The Telegram contacted locations on Kenmount Road in the capital city and Commonwealth Avenue in Mount Pearl and learned that neither had any of the flowered bud or pre-rolled joints available. Both stores, however, were expecting a shipment in the morning and expected to be fully stocked again by the early afternoon.
The Tweed store in downtown St. John’s could not be reached.
The Telegram also contacted a couple of the independently owned cannabis dispensaries — namely the Wild Newfoundland Blueberry Cannabis Co in Portugal Cove-st. Philips and the Paradise Green Stop. Both say they were well-stocked with a variety of strain and sizes, with the latter suggesting another big order had just arrived in the morning and would be on the shelves later that day.

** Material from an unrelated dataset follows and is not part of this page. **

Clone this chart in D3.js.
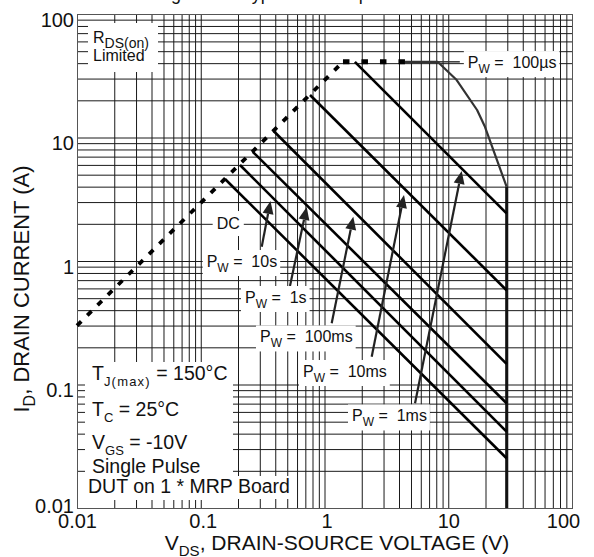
<!DOCTYPE html>
<html><head><meta charset="utf-8">
<script src="https://cdn.jsdelivr.net/npm/d3@7"></script>
<style>
body{margin:0;background:#fff}
svg{display:block}
text{font-family:"Liberation Sans",Arial,Helvetica,sans-serif;fill:#111}
</style>
</head><body>
<svg id="c" width="594" height="557"></svg>
<script>
// ---------- data ----------
const xMajor = [0.01, 0.1, 1, 10, 100];
const xMajorLabels = ["0.01", "0.1", "1", "10", "100"];
const yMajor = [0.01, 0.1, 1, 10, 100];
const yMajorLabels = ["0.01", "0.1", "1", "10", "100"];

// RDS(on) limit (dashed)
const rdsV = [0.01, 1.41];
const rdsI = [0.3, 41];
const plateauV = [1.41, 4.47];
const plateauI = [41, 41];
// 100us curve
const pw100usV = [4.47, 8.2, 11.7, 17.1, 19.8, 29.6];
const pw100usI = [41, 41, 29.2, 16.7, 12.2, 4.0];
const leaderV = [8.2, 12.4];
const leaderI = [41, 41];
// VDS(max) boundary
const boundV = [29.6, 29.6];
const boundI = [4.0, 0.01];
// pulse lines
const pulseNames = ["1ms", "10ms", "100ms", "1s", "10s", "DC"];
const pulseStartV = [1.76, 0.764, 0.386, 0.263, 0.2075, 0.157];
const pulseStartI = [41, 22.1, 11.35, 7.67, 5.99, 4.61];
const pulseEndV = [29.6, 29.6, 29.6, 29.6, 29.6, 29.6];
const pulseEndI = [2.43, 0.58, 0.147, 0.0705, 0.0415, 0.0253];
// arrows (tail -> tip)
const arrowNames = ["10s", "1s", "100ms", "10ms", "1ms"];
const arrowTailV = [0.311, 0.526, 1.143, 2.406, 5.39];
const arrowTailI = [1.306, 0.627, 0.313, 0.168, 0.0705];
const arrowTipV = [0.366, 0.718, 1.709, 4.39, 12.84];
const arrowTipI = [3.06, 2.74, 2.285, 3.42, 5.36];
// label anchors (start, baseline) in data units
const labelText = ["100µs", "10s", "1s", "100ms", "10ms", "1ms"];
const labelV = [14.4, 0.1117, 0.2278, 0.301, 0.670, 1.668];
const labelI = [36.5, 0.894, 0.457, 0.219, 0.115, 0.0502];
const dcV = 0.1345, dcI = 1.815;

// ---------- layout ----------
const L = 77, T = 14, R = 572, B = 508;
const W = R - L, H = B - T;
const svg = d3.select("#c");
const x = d3.scaleLog().domain([0.01, 100]).range([L, R]);
const y = d3.scaleLog().domain([0.01, 100]).range([B, T]);

// title (cut at top)
svg.append("text").attr("x", 311).attr("y", -0.5).attr("text-anchor", "middle")
  .attr("font-size", 18).text("Figure 12. Typical Safe Operation Area");

// grid values
const gridVals = [];
[0.01, 0.1, 1, 10].forEach(d => { for (let k = 1; k <= 9; k++) gridVals.push(+(d * k).toPrecision(3)); });
gridVals.push(100);

const gx = svg.append("g").attr("transform", `translate(0,${B})`)
  .call(d3.axisBottom(x).tickValues(gridVals).tickSize(-H).tickFormat(""));
gx.select(".domain").remove();
gx.selectAll("line").attr("stroke", "#1a1a1a").attr("stroke-width", 1);
const gy = svg.append("g").attr("transform", `translate(${L},0)`)
  .call(d3.axisLeft(y).tickValues(gridVals).tickSize(-W).tickFormat(""));
gy.select(".domain").remove();
gy.selectAll("line").attr("stroke", "#1a1a1a").attr("stroke-width", 1);

svg.append("rect").attr("x", L + 0.5).attr("y", T + 0.5).attr("width", W).attr("height", H)
  .attr("fill", "none").attr("stroke", "#555").attr("stroke-width", 1);

// tick labels
const xl = svg.append("g").attr("transform", `translate(0,${B})`)
  .call(d3.axisBottom(x).tickValues(xMajor).tickSize(0).tickFormat((d, i) => xMajorLabels[i]));
xl.select(".domain").remove();
const xOff = [0, 2, 2, 0, -9];
xl.selectAll("text").attr("font-size", 20).attr("font-family", null).attr("fill", "#111")
  .attr("dy", null).attr("y", 20)
  .attr("dx", (d, i) => xOff[i]);
const yl = svg.append("g").attr("transform", `translate(${L},0)`)
  .call(d3.axisLeft(y).tickValues(yMajor).tickSize(0).tickFormat((d, i) => yMajorLabels[i]));
yl.select(".domain").remove();
yl.selectAll("text").attr("font-size", 20).attr("font-family", null).attr("fill", "#111")
  .attr("x", -3).attr("dy", (d, i) => i === 0 ? 4 : 12);

// axis titles
const xt = svg.append("text").attr("x", 337).attr("y", 550).attr("text-anchor", "middle").attr("font-size", 21);
xt.append("tspan").text("V");
xt.append("tspan").attr("font-size", 15).attr("dy", 6).text("DS");
xt.append("tspan").attr("dy", -6).text(", DRAIN-SOURCE VOLTAGE (V)");
const yt = svg.append("text").attr("transform", "translate(29,289) rotate(-90)").attr("text-anchor", "middle").attr("font-size", 22);
yt.append("tspan").text("I");
yt.append("tspan").attr("font-size", 16).attr("dy", 6).text("D");
yt.append("tspan").attr("dy", -6).text(", DRAIN CURRENT (A)");

// white boxes for fixed text blocks
svg.append("rect").attr("x", 88).attr("y", 23).attr("width", 70).attr("height", 49).attr("fill", "#fff");
svg.append("rect").attr("x", 85).attr("y", 362).attr("width", 148).attr("height", 138).attr("fill", "#fff");
svg.append("rect").attr("x", 85).attr("y", 476).attr("width", 207).attr("height", 23).attr("fill", "#fff");

// lines
const line = d3.line().x(d => x(d[0])).y(d => y(d[1]));
const zip = (a, b) => a.map((v, i) => [v, b[i]]);
svg.append("path").attr("d", line(zip(rdsV, rdsI))).attr("fill", "none")
  .attr("stroke", "#000").attr("stroke-width", 3.8).attr("stroke-dasharray", "6 8.5");
svg.append("path").attr("d", line(zip(plateauV, plateauI))).attr("fill", "none")
  .attr("stroke", "#000").attr("stroke-width", 5).attr("stroke-dasharray", "6.5 12");
svg.append("path").attr("d", line(zip(pw100usV, pw100usI))).attr("fill", "none")
  .attr("stroke", "#333").attr("stroke-width", 2.2).attr("stroke-linejoin", "round");
svg.append("path").attr("d", line(zip(leaderV, leaderI))).attr("fill", "none")
  .attr("stroke", "#333").attr("stroke-width", 1.5);
svg.append("path").attr("d", line(zip(boundV, boundI))).attr("fill", "none")
  .attr("stroke", "#111").attr("stroke-width", 2.8);
pulseNames.forEach((n, i) => {
  svg.append("path").attr("d", line([[pulseStartV[i], pulseStartI[i]], [pulseEndV[i], pulseEndI[i]]]))
    .attr("fill", "none").attr("stroke", "#000").attr("stroke-width", 2.6);
});

// arrows
arrowNames.forEach((n, i) => {
  const x0 = x(arrowTailV[i]), y0 = y(arrowTailI[i]);
  const x1 = x(arrowTipV[i]), y1 = y(arrowTipI[i]);
  const dx = x1 - x0, dy = y1 - y0, len = Math.hypot(dx, dy);
  const ux = dx / len, uy = dy / len, hl = 13, hw = 5.5;
  const bx = x1 - ux * hl, by = y1 - uy * hl;
  svg.append("line").attr("x1", x0).attr("y1", y0).attr("x2", bx).attr("y2", by)
    .attr("stroke", "#222").attr("stroke-width", 2.2);
  svg.append("path").attr("d", `M${x1},${y1}L${bx - uy * hw},${by + ux * hw}L${bx + uy * hw},${by - ux * hw}Z`)
    .attr("fill", "#222");
});

// labels with white backgrounds
function boxed(g, pad) {
  const bb = g.node().getBBox();
  g.insert("rect", ":first-child").attr("x", bb.x - pad[0]).attr("y", bb.y - pad[1])
    .attr("width", bb.width + pad[0] + pad[2]).attr("height", bb.height + pad[1] + pad[3]).attr("fill", "#fff");
}
labelText.forEach((t, i) => {
  const g = svg.append("g");
  const tx = g.append("text").attr("x", x(labelV[i])).attr("y", y(labelI[i])).attr("font-size", 16);
  tx.append("tspan").text("P");
  tx.append("tspan").attr("font-size", 12).attr("dy", 5).text("W");
  tx.append("tspan").attr("dy", -5).text(" =  " + t).attr("xml:space", "preserve");
  boxed(g, [4, 3, 3, 1]);
});
{
  const g = svg.append("g");
  g.append("text").attr("x", x(dcV)).attr("y", y(dcI)).attr("font-size", 16).text("DC");
  boxed(g, [4, 4, 4, 4]);
}

// RDS(on) Limited
const r1 = svg.append("text").attr("x", 93).attr("y", 43).attr("font-size", 16);
r1.append("tspan").text("R");
r1.append("tspan").attr("font-size", 14).attr("dy", 5).text("DS(on)");
svg.append("text").attr("x", 93).attr("y", 61).attr("font-size", 16).text("Limited");

// conditions
const c1 = svg.append("text").attr("x", 92).attr("y", 380).attr("font-size", 19.5);
c1.append("tspan").text("T");
c1.append("tspan").attr("font-size", 13).attr("dy", 6).attr("letter-spacing", 1.2).text("J(max)");
c1.append("tspan").attr("dy", -6).text(" = 150°C");
const c2 = svg.append("text").attr("x", 92).attr("y", 416).attr("font-size", 19.5);
c2.append("tspan").text("T");
c2.append("tspan").attr("font-size", 13).attr("dy", 6).text("C");
c2.append("tspan").attr("dy", -6).text(" = 25°C");
const c3 = svg.append("text").attr("x", 92).attr("y", 449).attr("font-size", 19.5);
c3.append("tspan").text("V");
c3.append("tspan").attr("font-size", 13).attr("dy", 6).text("GS");
c3.append("tspan").attr("dy", -6).text(" = -10V");
svg.append("text").attr("x", 92).attr("y", 472.5).attr("font-size", 19.5).text("Single Pulse");
svg.append("text").attr("x", 88).attr("y", 492.5).attr("font-size", 19.5).text("DUT on 1 * MRP Board");
</script>
</body></html>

As for when customers can expect the Tweed supply to normalize, Jordan Sinclair, vice president in charge of communications for the parent company Canopy Growth, says the end is in sight.
“There’s enough capacity with plants in the ground and with the licenses we’ve just recently received to be able to confidently see an end to this period where there are shortages,” he says.
“Really, we’re looking at a system that’s just been stood up, it’s just getting going and the way that the license has been issued and the nature of the agricultural product is going to have a little bit of a lag before the market reaches that equilibrium of supply and demand.”
While there’s been a lot of discussion and media coverage of shortages across Canada, Sinclair says an angle that hasn’t been explored is what could have occurred if there had been too much supply when legalization came into effect on Oct. 17.
“If you think about Canopy, for example, we’ve invested close to a billion dollars across the country in all of our growing facilities. If we came out of the gate and there was too much cannabis — so there wasn’t enough demand in the market or people just preferred the black market — that would have been devastating for us as a business.”
A sample of cannabis for sale at a St. John’s Tweed outlet.